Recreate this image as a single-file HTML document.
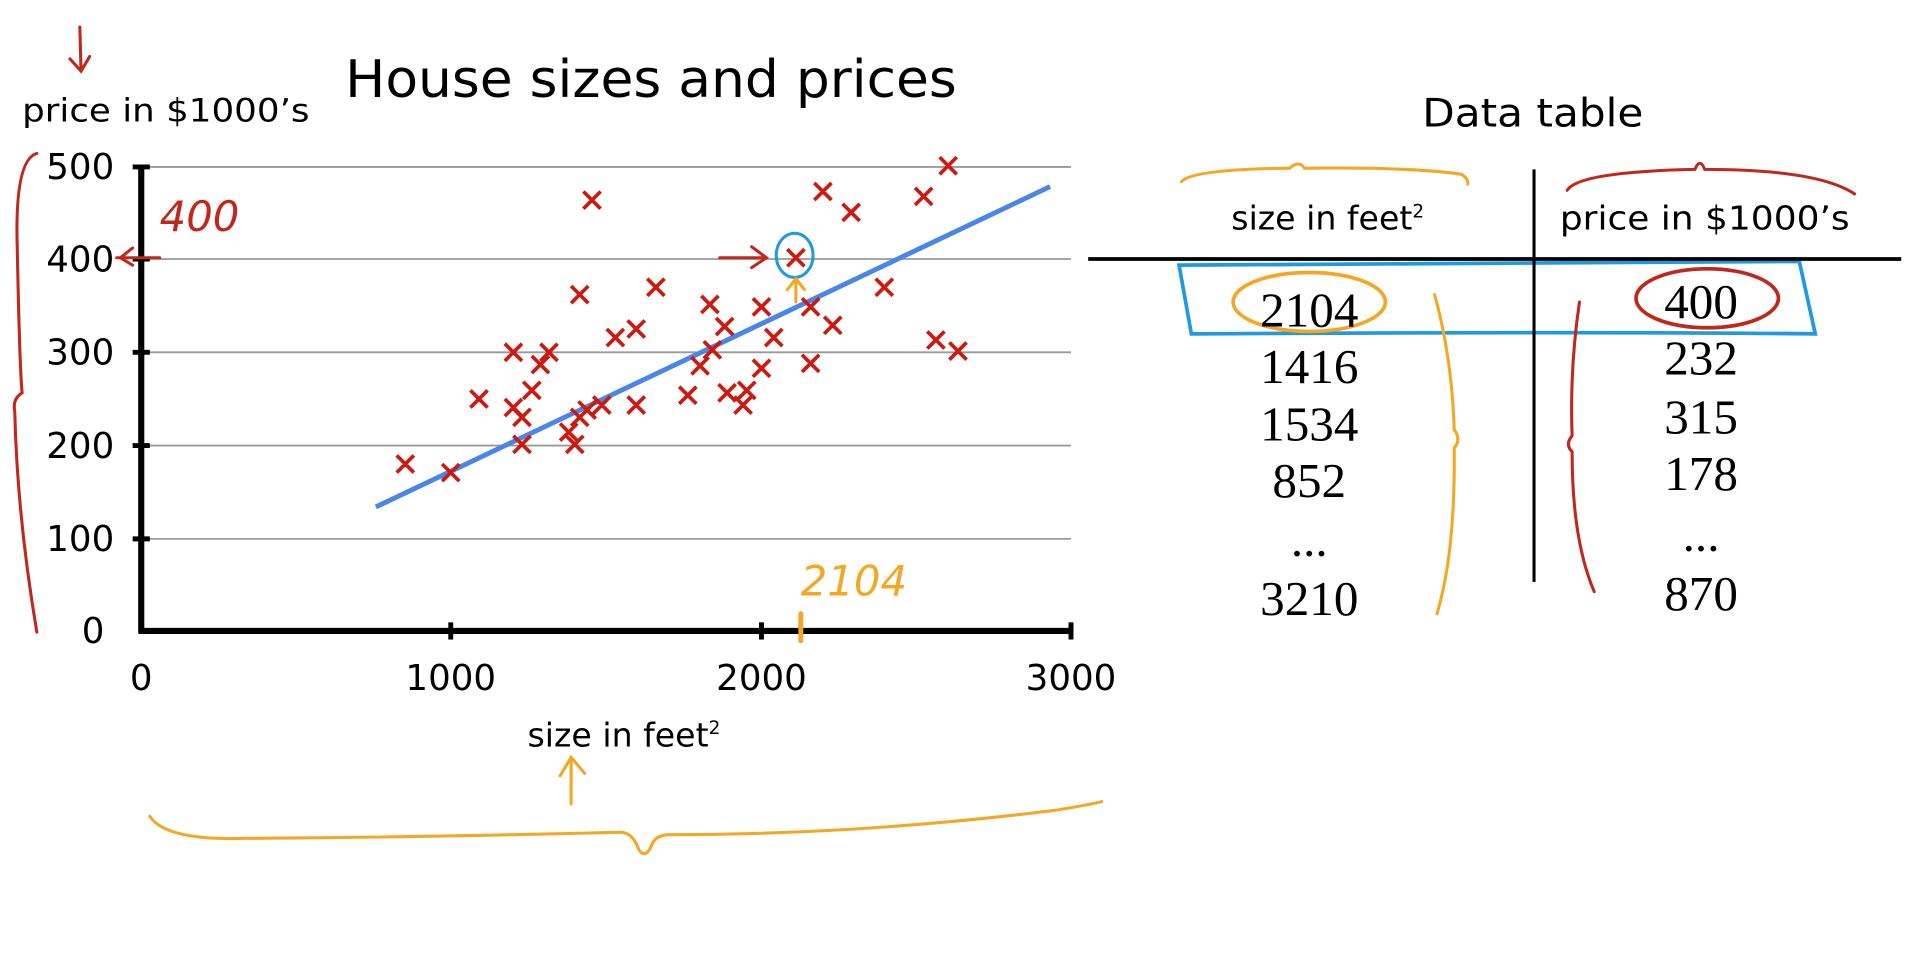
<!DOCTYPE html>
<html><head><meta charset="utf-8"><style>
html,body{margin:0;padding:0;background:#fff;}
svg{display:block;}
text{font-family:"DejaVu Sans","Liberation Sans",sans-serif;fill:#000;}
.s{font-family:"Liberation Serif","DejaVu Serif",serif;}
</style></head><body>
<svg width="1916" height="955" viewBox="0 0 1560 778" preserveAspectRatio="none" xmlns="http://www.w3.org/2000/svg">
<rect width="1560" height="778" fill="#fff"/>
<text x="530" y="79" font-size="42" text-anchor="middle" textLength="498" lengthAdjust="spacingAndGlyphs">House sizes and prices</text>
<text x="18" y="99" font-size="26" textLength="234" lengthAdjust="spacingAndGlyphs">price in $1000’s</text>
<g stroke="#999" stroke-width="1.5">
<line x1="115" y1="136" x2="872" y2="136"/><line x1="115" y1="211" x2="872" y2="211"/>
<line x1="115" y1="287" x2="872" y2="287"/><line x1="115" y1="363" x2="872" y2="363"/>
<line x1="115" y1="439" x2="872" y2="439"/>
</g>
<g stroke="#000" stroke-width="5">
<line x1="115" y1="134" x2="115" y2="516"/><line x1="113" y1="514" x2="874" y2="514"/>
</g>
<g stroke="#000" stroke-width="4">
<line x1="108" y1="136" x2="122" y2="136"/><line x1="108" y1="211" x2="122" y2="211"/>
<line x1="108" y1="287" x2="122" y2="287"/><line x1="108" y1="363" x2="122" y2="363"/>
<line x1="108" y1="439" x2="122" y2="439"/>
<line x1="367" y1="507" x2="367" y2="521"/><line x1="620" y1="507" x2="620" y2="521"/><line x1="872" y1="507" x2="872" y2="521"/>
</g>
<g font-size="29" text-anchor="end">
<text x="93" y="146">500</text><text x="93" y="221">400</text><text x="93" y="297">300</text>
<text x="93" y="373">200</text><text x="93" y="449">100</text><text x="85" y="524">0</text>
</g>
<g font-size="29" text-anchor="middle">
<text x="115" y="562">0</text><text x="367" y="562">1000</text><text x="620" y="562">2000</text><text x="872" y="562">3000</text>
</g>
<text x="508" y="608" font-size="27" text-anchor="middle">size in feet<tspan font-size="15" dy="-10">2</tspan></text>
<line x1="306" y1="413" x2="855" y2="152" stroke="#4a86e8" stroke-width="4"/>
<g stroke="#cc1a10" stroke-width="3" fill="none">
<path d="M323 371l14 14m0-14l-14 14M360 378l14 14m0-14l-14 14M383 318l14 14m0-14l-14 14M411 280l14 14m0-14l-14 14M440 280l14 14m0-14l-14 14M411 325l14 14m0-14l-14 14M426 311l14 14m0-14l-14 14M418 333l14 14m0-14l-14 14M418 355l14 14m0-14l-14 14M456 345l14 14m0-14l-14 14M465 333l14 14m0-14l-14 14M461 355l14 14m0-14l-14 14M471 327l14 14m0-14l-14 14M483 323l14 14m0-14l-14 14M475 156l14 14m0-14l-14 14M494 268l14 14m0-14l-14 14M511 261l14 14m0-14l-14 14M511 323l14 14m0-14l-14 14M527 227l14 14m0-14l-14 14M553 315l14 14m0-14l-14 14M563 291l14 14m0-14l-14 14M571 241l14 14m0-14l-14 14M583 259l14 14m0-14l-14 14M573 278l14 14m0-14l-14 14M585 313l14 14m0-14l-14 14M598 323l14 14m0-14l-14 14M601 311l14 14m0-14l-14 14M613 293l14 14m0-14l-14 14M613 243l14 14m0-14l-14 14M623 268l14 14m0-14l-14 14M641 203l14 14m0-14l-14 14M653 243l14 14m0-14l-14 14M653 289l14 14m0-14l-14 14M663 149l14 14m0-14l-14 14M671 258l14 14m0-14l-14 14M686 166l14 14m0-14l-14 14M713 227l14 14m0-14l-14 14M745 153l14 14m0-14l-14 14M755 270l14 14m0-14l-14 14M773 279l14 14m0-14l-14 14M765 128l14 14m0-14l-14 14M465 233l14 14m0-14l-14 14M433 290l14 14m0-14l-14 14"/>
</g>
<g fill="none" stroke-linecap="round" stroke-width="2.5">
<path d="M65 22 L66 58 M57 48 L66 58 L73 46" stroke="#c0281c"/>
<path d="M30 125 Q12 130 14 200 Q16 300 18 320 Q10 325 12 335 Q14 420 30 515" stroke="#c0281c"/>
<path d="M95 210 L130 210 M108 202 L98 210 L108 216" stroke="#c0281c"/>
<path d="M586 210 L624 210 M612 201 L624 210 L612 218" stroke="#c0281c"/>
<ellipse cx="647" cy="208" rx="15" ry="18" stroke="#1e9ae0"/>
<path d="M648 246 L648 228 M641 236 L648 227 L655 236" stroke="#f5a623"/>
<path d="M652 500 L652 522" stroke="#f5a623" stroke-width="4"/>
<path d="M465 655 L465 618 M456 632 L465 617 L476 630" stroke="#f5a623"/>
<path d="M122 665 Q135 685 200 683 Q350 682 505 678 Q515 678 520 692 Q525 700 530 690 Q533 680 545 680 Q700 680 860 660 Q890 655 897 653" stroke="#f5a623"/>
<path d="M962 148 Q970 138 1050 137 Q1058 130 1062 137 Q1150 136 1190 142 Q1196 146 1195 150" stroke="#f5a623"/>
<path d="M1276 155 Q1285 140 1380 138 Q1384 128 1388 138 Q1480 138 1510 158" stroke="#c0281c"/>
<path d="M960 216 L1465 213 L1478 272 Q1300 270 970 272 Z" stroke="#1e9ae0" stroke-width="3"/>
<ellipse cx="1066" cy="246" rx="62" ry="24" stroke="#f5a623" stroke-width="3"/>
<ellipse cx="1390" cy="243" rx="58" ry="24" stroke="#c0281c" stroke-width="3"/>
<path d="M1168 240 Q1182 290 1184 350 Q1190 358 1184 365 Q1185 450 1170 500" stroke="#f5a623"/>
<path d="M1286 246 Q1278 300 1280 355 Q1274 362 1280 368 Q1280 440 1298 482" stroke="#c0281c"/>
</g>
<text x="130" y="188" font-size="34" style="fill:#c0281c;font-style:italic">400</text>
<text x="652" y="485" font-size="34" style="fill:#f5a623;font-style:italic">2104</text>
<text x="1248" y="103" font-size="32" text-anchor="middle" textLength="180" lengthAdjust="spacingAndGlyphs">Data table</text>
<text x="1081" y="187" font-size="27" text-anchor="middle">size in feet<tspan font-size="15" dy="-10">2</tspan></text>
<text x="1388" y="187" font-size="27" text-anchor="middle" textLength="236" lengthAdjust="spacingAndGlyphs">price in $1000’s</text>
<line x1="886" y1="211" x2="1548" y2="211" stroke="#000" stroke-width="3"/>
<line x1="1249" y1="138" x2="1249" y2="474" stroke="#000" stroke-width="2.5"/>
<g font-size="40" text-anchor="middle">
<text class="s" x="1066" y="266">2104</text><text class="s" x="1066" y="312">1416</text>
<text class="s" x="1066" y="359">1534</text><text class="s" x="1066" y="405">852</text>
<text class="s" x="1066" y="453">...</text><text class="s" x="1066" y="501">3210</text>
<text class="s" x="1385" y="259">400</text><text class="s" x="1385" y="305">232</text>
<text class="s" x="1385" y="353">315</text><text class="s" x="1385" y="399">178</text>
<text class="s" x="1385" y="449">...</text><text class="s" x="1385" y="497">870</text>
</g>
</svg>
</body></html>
___
§ Problem
Omit the pictures and reproduce the listing exactly.

§ Answer to this problem
Recreate this image as a single-file HTML document.
<!DOCTYPE html>
<html><head><meta charset="utf-8"><style>
html,body{margin:0;padding:0;background:#fff;}
svg{display:block;}
text{font-family:"DejaVu Sans","Liberation Sans",sans-serif;fill:#000;}
.s{font-family:"Liberation Serif","DejaVu Serif",serif;}
</style></head><body>
<svg width="1916" height="955" viewBox="0 0 1560 778" preserveAspectRatio="none" xmlns="http://www.w3.org/2000/svg">
<rect width="1560" height="778" fill="#fff"/>
<text x="530" y="79" font-size="42" text-anchor="middle" textLength="498" lengthAdjust="spacingAndGlyphs">House sizes and prices</text>
<text x="18" y="99" font-size="26" textLength="234" lengthAdjust="spacingAndGlyphs">price in $1000’s</text>
<g stroke="#999" stroke-width="1.5">
<line x1="115" y1="136" x2="872" y2="136"/><line x1="115" y1="211" x2="872" y2="211"/>
<line x1="115" y1="287" x2="872" y2="287"/><line x1="115" y1="363" x2="872" y2="363"/>
<line x1="115" y1="439" x2="872" y2="439"/>
</g>
<g stroke="#000" stroke-width="5">
<line x1="115" y1="134" x2="115" y2="516"/><line x1="113" y1="514" x2="874" y2="514"/>
</g>
<g stroke="#000" stroke-width="4">
<line x1="108" y1="136" x2="122" y2="136"/><line x1="108" y1="211" x2="122" y2="211"/>
<line x1="108" y1="287" x2="122" y2="287"/><line x1="108" y1="363" x2="122" y2="363"/>
<line x1="108" y1="439" x2="122" y2="439"/>
<line x1="367" y1="507" x2="367" y2="521"/><line x1="620" y1="507" x2="620" y2="521"/><line x1="872" y1="507" x2="872" y2="521"/>
</g>
<g font-size="29" text-anchor="end">
<text x="93" y="146">500</text><text x="93" y="221">400</text><text x="93" y="297">300</text>
<text x="93" y="373">200</text><text x="93" y="449">100</text><text x="85" y="524">0</text>
</g>
<g font-size="29" text-anchor="middle">
<text x="115" y="562">0</text><text x="367" y="562">1000</text><text x="620" y="562">2000</text><text x="872" y="562">3000</text>
</g>
<text x="508" y="608" font-size="27" text-anchor="middle">size in feet<tspan font-size="15" dy="-10">2</tspan></text>
<line x1="306" y1="413" x2="855" y2="152" stroke="#4a86e8" stroke-width="4"/>
<g stroke="#cc1a10" stroke-width="3" fill="none">
<path d="M323 371l14 14m0-14l-14 14M360 378l14 14m0-14l-14 14M383 318l14 14m0-14l-14 14M411 280l14 14m0-14l-14 14M440 280l14 14m0-14l-14 14M411 325l14 14m0-14l-14 14M426 311l14 14m0-14l-14 14M418 333l14 14m0-14l-14 14M418 355l14 14m0-14l-14 14M456 345l14 14m0-14l-14 14M465 333l14 14m0-14l-14 14M461 355l14 14m0-14l-14 14M471 327l14 14m0-14l-14 14M483 323l14 14m0-14l-14 14M475 156l14 14m0-14l-14 14M494 268l14 14m0-14l-14 14M511 261l14 14m0-14l-14 14M511 323l14 14m0-14l-14 14M527 227l14 14m0-14l-14 14M553 315l14 14m0-14l-14 14M563 291l14 14m0-14l-14 14M571 241l14 14m0-14l-14 14M583 259l14 14m0-14l-14 14M573 278l14 14m0-14l-14 14M585 313l14 14m0-14l-14 14M598 323l14 14m0-14l-14 14M601 311l14 14m0-14l-14 14M613 293l14 14m0-14l-14 14M613 243l14 14m0-14l-14 14M623 268l14 14m0-14l-14 14M641 203l14 14m0-14l-14 14M653 243l14 14m0-14l-14 14M653 289l14 14m0-14l-14 14M663 149l14 14m0-14l-14 14M671 258l14 14m0-14l-14 14M686 166l14 14m0-14l-14 14M713 227l14 14m0-14l-14 14M745 153l14 14m0-14l-14 14M755 270l14 14m0-14l-14 14M773 279l14 14m0-14l-14 14M765 128l14 14m0-14l-14 14M465 233l14 14m0-14l-14 14M433 290l14 14m0-14l-14 14"/>
</g>
<g fill="none" stroke-linecap="round" stroke-width="2.5">
<path d="M65 22 L66 58 M57 48 L66 58 L73 46" stroke="#c0281c"/>
<path d="M30 125 Q12 130 14 200 Q16 300 18 320 Q10 325 12 335 Q14 420 30 515" stroke="#c0281c"/>
<path d="M95 210 L130 210 M108 202 L98 210 L108 216" stroke="#c0281c"/>
<path d="M586 210 L624 210 M612 201 L624 210 L612 218" stroke="#c0281c"/>
<ellipse cx="647" cy="208" rx="15" ry="18" stroke="#1e9ae0"/>
<path d="M648 246 L648 228 M641 236 L648 227 L655 236" stroke="#f5a623"/>
<path d="M652 500 L652 522" stroke="#f5a623" stroke-width="4"/>
<path d="M465 655 L465 618 M456 632 L465 617 L476 630" stroke="#f5a623"/>
<path d="M122 665 Q135 685 200 683 Q350 682 505 678 Q515 678 520 692 Q525 700 530 690 Q533 680 545 680 Q700 680 860 660 Q890 655 897 653" stroke="#f5a623"/>
<path d="M962 148 Q970 138 1050 137 Q1058 130 1062 137 Q1150 136 1190 142 Q1196 146 1195 150" stroke="#f5a623"/>
<path d="M1276 155 Q1285 140 1380 138 Q1384 128 1388 138 Q1480 138 1510 158" stroke="#c0281c"/>
<path d="M960 216 L1465 213 L1478 272 Q1300 270 970 272 Z" stroke="#1e9ae0" stroke-width="3"/>
<ellipse cx="1066" cy="246" rx="62" ry="24" stroke="#f5a623" stroke-width="3"/>
<ellipse cx="1390" cy="243" rx="58" ry="24" stroke="#c0281c" stroke-width="3"/>
<path d="M1168 240 Q1182 290 1184 350 Q1190 358 1184 365 Q1185 450 1170 500" stroke="#f5a623"/>
<path d="M1286 246 Q1278 300 1280 355 Q1274 362 1280 368 Q1280 440 1298 482" stroke="#c0281c"/>
</g>
<text x="130" y="188" font-size="34" style="fill:#c0281c;font-style:italic">400</text>
<text x="652" y="485" font-size="34" style="fill:#f5a623;font-style:italic">2104</text>
<text x="1248" y="103" font-size="32" text-anchor="middle" textLength="180" lengthAdjust="spacingAndGlyphs">Data table</text>
<text x="1081" y="187" font-size="27" text-anchor="middle">size in feet<tspan font-size="15" dy="-10">2</tspan></text>
<text x="1388" y="187" font-size="27" text-anchor="middle" textLength="236" lengthAdjust="spacingAndGlyphs">price in $1000’s</text>
<line x1="886" y1="211" x2="1548" y2="211" stroke="#000" stroke-width="3"/>
<line x1="1249" y1="138" x2="1249" y2="474" stroke="#000" stroke-width="2.5"/>
<g font-size="40" text-anchor="middle">
<text class="s" x="1066" y="266">2104</text><text class="s" x="1066" y="312">1416</text>
<text class="s" x="1066" y="359">1534</text><text class="s" x="1066" y="405">852</text>
<text class="s" x="1066" y="453">...</text><text class="s" x="1066" y="501">3210</text>
<text class="s" x="1385" y="259">400</text><text class="s" x="1385" y="305">232</text>
<text class="s" x="1385" y="353">315</text><text class="s" x="1385" y="399">178</text>
<text class="s" x="1385" y="449">...</text><text class="s" x="1385" y="497">870</text>
</g>
</svg>
</body></html>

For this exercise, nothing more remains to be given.